Lewis Brinson, OF, Miami Marlins
Fantrax ADP: 298
Yet another talented outfielder to add to our list, Lewis Brinson was both helped and hampered by his trade to the Marlins from the Brewers. He moves to an atrocious park to hit in, but he’s also likely guaranteed himself a way to regular playing time. Sure, he probably spends the requisite few weeks in the minors to begin the season, but there isn’t exactly a plethora of Marlins outfielders standing in his way on the Major league roster. With a current projected outfield where only Derek Dietrich and Cameron Maybin are guaranteed spots, it’s also very possible he opens the year with the big league club … though I won’t necessarily count on it.
As for what Brinson brings to the table, he possesses all five tools to be an impact bat, but an absolutely abysmal showing in the Majors last year has tempered expectations. It was only 21 games and 55 plate appearances, but hitting .106 is a bit disconcerting. His 2017 season in Triple-A was a lot more exciting, as he walked nearly 10% of the time and hit 13 homers while stealing 11 bases in 340 plate appearances to go along with a .331 average.
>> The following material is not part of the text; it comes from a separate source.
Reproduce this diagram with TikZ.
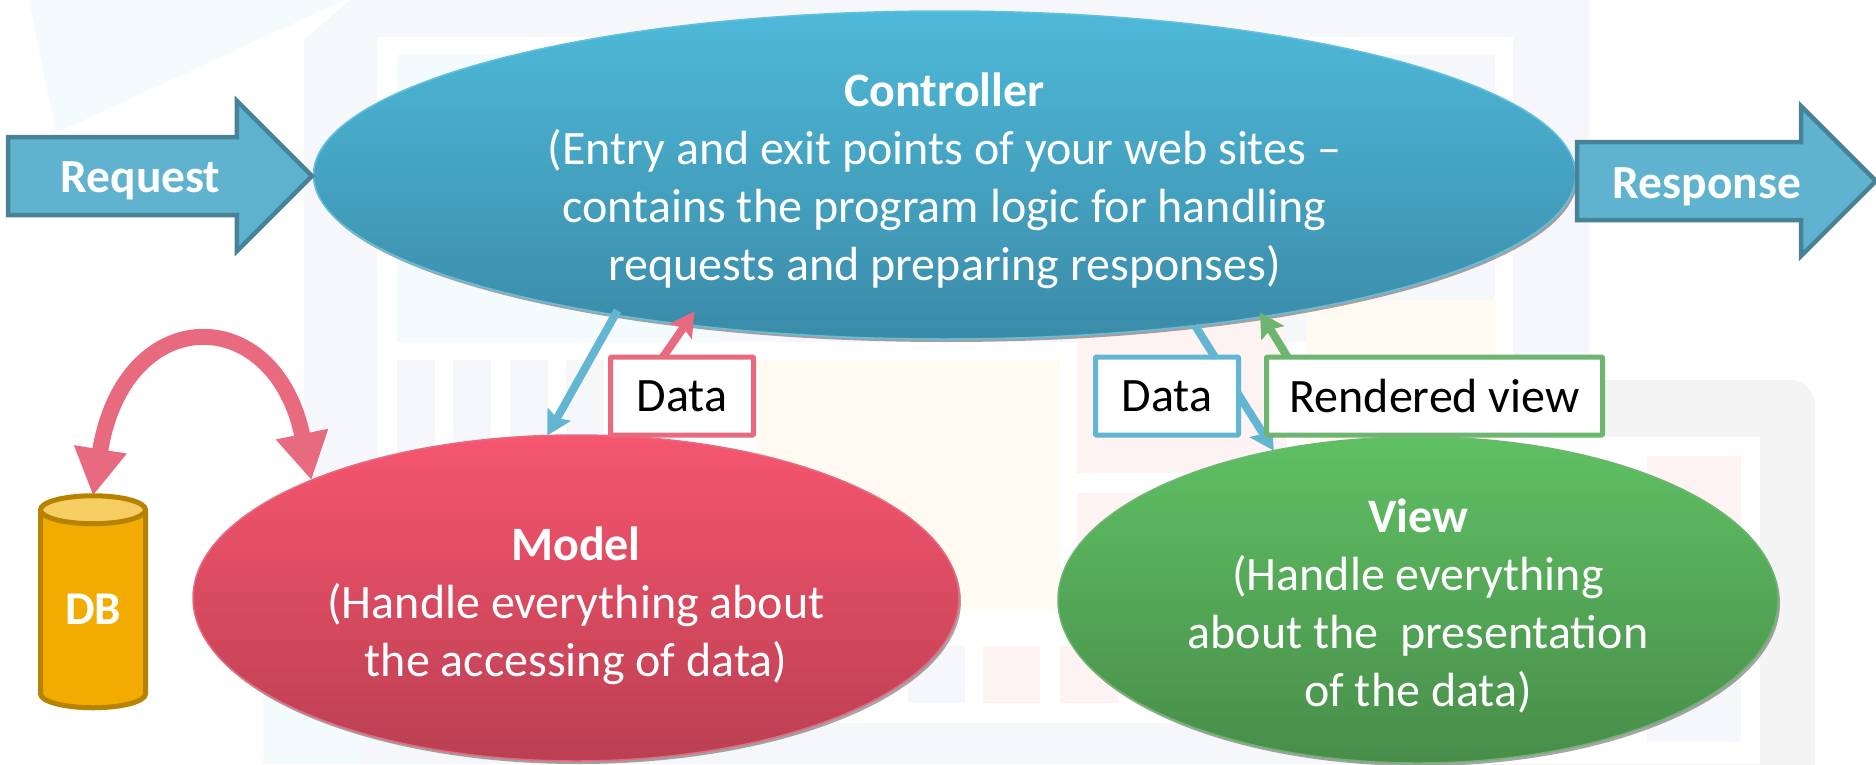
\documentclass[tikz,border=0pt]{standalone}
\usepackage{fontspec}
\setmainfont{Carlito}
\usetikzlibrary{shapes.geometric,shapes.arrows,shadows,arrows.meta,backgrounds}
\definecolor{ctrltop}{HTML}{4FB9D9}
\definecolor{ctrlbot}{HTML}{3A8BA8}
\definecolor{modtop}{HTML}{F6566F}
\definecolor{modbot}{HTML}{BB3F52}
\definecolor{viewtop}{HTML}{5FC063}
\definecolor{viewbot}{HTML}{488D4A}
\definecolor{pinkline}{HTML}{E76A7F}
\definecolor{blueline}{HTML}{62B6D1}
\definecolor{greenline}{HTML}{6DB570}
\definecolor{arrfill}{HTML}{60B3CE}
\definecolor{arrline}{HTML}{478296}
\definecolor{dbfill}{HTML}{F2AB00}
\definecolor{dbline}{HTML}{B68200}
\definecolor{dbtop}{HTML}{F5CD62}
\definecolor{bggrey}{HTML}{F6F7FA}
\definecolor{bgteal}{HTML}{F4FBFD}
\definecolor{bgyellow}{HTML}{FFFBF3}
\definecolor{bgpink}{HTML}{FDF3F3}
\definecolor{bgdev}{HTML}{F4F4F4}
\pgfdeclarelayer{backlayer}
\pgfdeclarelayer{midlayer}
\pgfsetlayers{backlayer,midlayer,main}
\newcommand{\firstline}[1]{\rule{0pt}{#1pt}}
\tikzset{
  oval/.style={ellipse,inner sep=0pt,outer sep=0pt,text=white,align=center,line width=1.5pt,
    font=\fontsize{48}{58}\selectfont,drop shadow={shadow xshift=2pt,shadow yshift=-3pt,opacity=.35,fill=black}},
  labelbox/.style={rectangle,fill=white,line width=5pt,rounded corners=1pt,inner sep=0pt,outer sep=0pt,
    minimum height=78pt,text=black,font=\fontsize{48}{54}\selectfont},
  flowarrow/.style={single arrow,draw=arrline,fill=arrfill,line width=4.5pt,inner sep=0pt,outer sep=0pt,
    minimum width=146pt,single arrow head extend=36pt,single arrow tip angle=90,
    anchor=tip,text=white,font=\bfseries\fontsize{47.5}{57}\selectfont},
  thinarrow/.style={line width=8pt,-{Stealth[length=24pt,width=26pt,inset=4pt]}},
  bigarc/.style={line width=16pt,draw=pinkline,{Triangle[length=47pt,width=50pt]}-{Triangle[length=47pt,width=50pt]}},
}
\begin{document}
\begin{tikzpicture}[x=1pt,y=-1pt]
\useasboundingbox (0,0) rectangle (1876,764);
\begin{pgfonlayer}{backlayer}
  \fill[white] (0,0) rectangle (1876,764);
  % faint background artwork
  \fill[bgteal] (29,0) -- (56,133) -- (344,0) -- cycle;
  \fill[bgdev,rounded corners=25pt] (1400,380) -- (1815,380) -- (1815,790) -- (1400,790) -- cycle;
  \fill[white] (1400,437) rectangle (1760,764);
  \fill[bgpink] (1647,456) rectangle (1741,610);
  \fill[bggrey] (1647,610) rectangle (1741,742);
  \fill[bggrey] (304,40) -- (350,0) -- (1589,0) -- (1589,380) -- (1400,380) -- (1400,437) -- (1400,723) -- (1400,764) -- (304,764) -- cycle;
  \fill[white] (377,37) rectangle (1513,723);
  \fill[bgteal] (397,55) rectangle (720,342);
  \fill[bggrey] (720,55) rectangle (1495,342);
  \fill[bggrey] (397,360) rectangle (435,640);
  \fill[bggrey] (453,360) rectangle (491,640);
  \fill[bggrey] (510,360) rectangle (548,640);
  \fill[bggrey] (566,360) rectangle (604,640);
  \fill[bgyellow] (757,360) rectangle (1060,610);
  \fill[bgpink] (1077,300) rectangle (1287,473);
  \fill[bgyellow] (1306,300) rectangle (1496,473);
  \fill[bgpink] (1077,493) rectangle (1300,610);
  \fill[bggrey] (908,646) rectangle (965,703);
  \fill[bgpink] (983,646) rectangle (1040,703);
  \fill[bgpink] (1060,646) rectangle (1118,703);
  \fill[white!97!bgyellow] (228,680) rectangle (263,764);
  \fill[bgteal] (263,680) rectangle (360,764);
  % main ovals
  \node[oval,draw=ctrltop!90!white,top color=ctrltop,bottom color=ctrlbot,minimum width=1262pt,minimum height=328pt]
    (ctrl) at (944.5,175) {\firstline{45}\textbf{Controller}\\(Entry and exit points of your web sites --\\contains the program logic for handling\\requests and preparing responses)};
  \node[oval,draw=pinkline,top color=modtop,bottom color=modbot,minimum width=766pt,minimum height=326pt]
    (model) at (576,598) {\firstline{49}\textbf{Model}\\(Handle everything about\\the accessing of data)};
  \node[oval,draw=greenline,top color=viewtop,bottom color=viewbot,minimum width=720pt,minimum height=326pt]
    (view) at (1418,600) {\firstline{45}\textbf{View}\\(Handle everything\\about the\ \ presentation\\of the data)};
\end{pgfonlayer}
% flow arrows
\node[flowarrow,minimum height=304pt] (req) at (312,176) {\raisebox{-16pt}[36.75pt][36.75pt]{Request}\hspace{50pt}};
\node[flowarrow,minimum height=299pt] (resp) at (1876,181) {\raisebox{-17pt}[36.75pt][36.75pt]{Response}\hspace{29pt}};
% database
\node[cylinder,shape border rotate=90,aspect=.5,draw=dbline,line width=5pt,inner sep=0pt,outer sep=0pt,
  cylinder uses custom fill,cylinder body fill=dbfill,cylinder end fill=dbtop,
  minimum width=105pt,minimum height=212pt,text=white,font=\bfseries\fontsize{47}{57}\selectfont]
  (db) at (93,610) {\raisebox{-14pt}[0pt][0pt]{DB}};
% label boxes
\node[labelbox,draw=pinkline,minimum width=143pt] (dataM) at (682,396) {Data};
\node[labelbox,draw=blueline,minimum width=143pt] (dataV) at (1167,396) {Data};
\node[labelbox,draw=greenline,minimum width=336pt] (rend) at (1434.5,396) {Rendered view};
% connectors
\begin{pgfonlayer}{midlayer}
  \draw[thinarrow,blueline,shorten <=-5pt] (ctrl.203) -- (model.100.1);
  \draw[thinarrow,pinkline,shorten >=-16pt] ([xshift=-19pt]dataM.north) -- (ctrl.210);
  \draw[thinarrow,blueline] (ctrl.-31.5) -- (view.134.2);
  \draw[thinarrow,greenline,shorten >=-5pt] ([xshift=-147pt]rend.north) -- (ctrl.-24.8);
  \draw[bigarc] (db.north) .. controls (124,301) and (275,301) .. (model.156.9);
\end{pgfonlayer}
\end{tikzpicture}
\end{document}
He might be my favorite pick among all of these players we are discussing today, not only because the cost is next to nothing, but because I think last year’s MLB numbers are really knocking down his value. I’m not certain he manages to hit for a whole lot of average, but if he gets a full season of at-bats, I think 20-20 is certainly within reach. And if he manages to hit .250, then the value is still very much there. I’ll be taking a flyer on Brinson in a lot of my leagues, as I firmly believe he can succeed at the highest of levels.